Secondly in many markets occupancies have been softening as newly delivered units aren’t being absorbed as quickly (see our Texas market comments from a few days ago), and some markets have very stiff shadow market competition as well.  Witten doesn’t think there will be much change in terms of the excess inventory during 2009, but opines (hopes) that 2010 will be better. 

Finally, we hear increasing concern about the dismal state of the economy – the contraction appears to be accelerating this quarter and last, and job losses / lean times historically negatively impact apartment operations, though more so in higher end units as opposed to working class units.  
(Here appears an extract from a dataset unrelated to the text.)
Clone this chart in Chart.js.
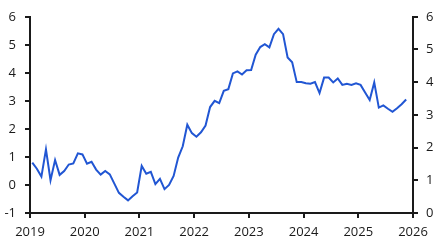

Why do we think it smells like long term opportunity?  Two reasons right off the bat.  One, as delivery of new units slows down, and the new units are absorbed (at rates unique to each and every market), markets will eventually tighten, raising occupancy and value as the process rolls on. 

Another reason we see very strong opportunity over the next several years, particularly with regard to our target “working class” apartments, is that the economic and financial woes the nation is facing are not going to go away overnight.  In fact, if our new President Elect puts into place some of the tax and redistributive policies that he proposed during the campaign, the economy will likely sink deeper into the hole before things get better.  Buying a home isn’t going to get any easier over the next year or two, in fact, likely just the opposite, and folks need to live somewhere. 

If you’re a Class A multifamily investor, pending your markets of interest you might have something to worry about; if you’re a Class B or C+ investor in a strong market today, the future looks a lot better.  The health and vitality of your investment market matter more than ever today.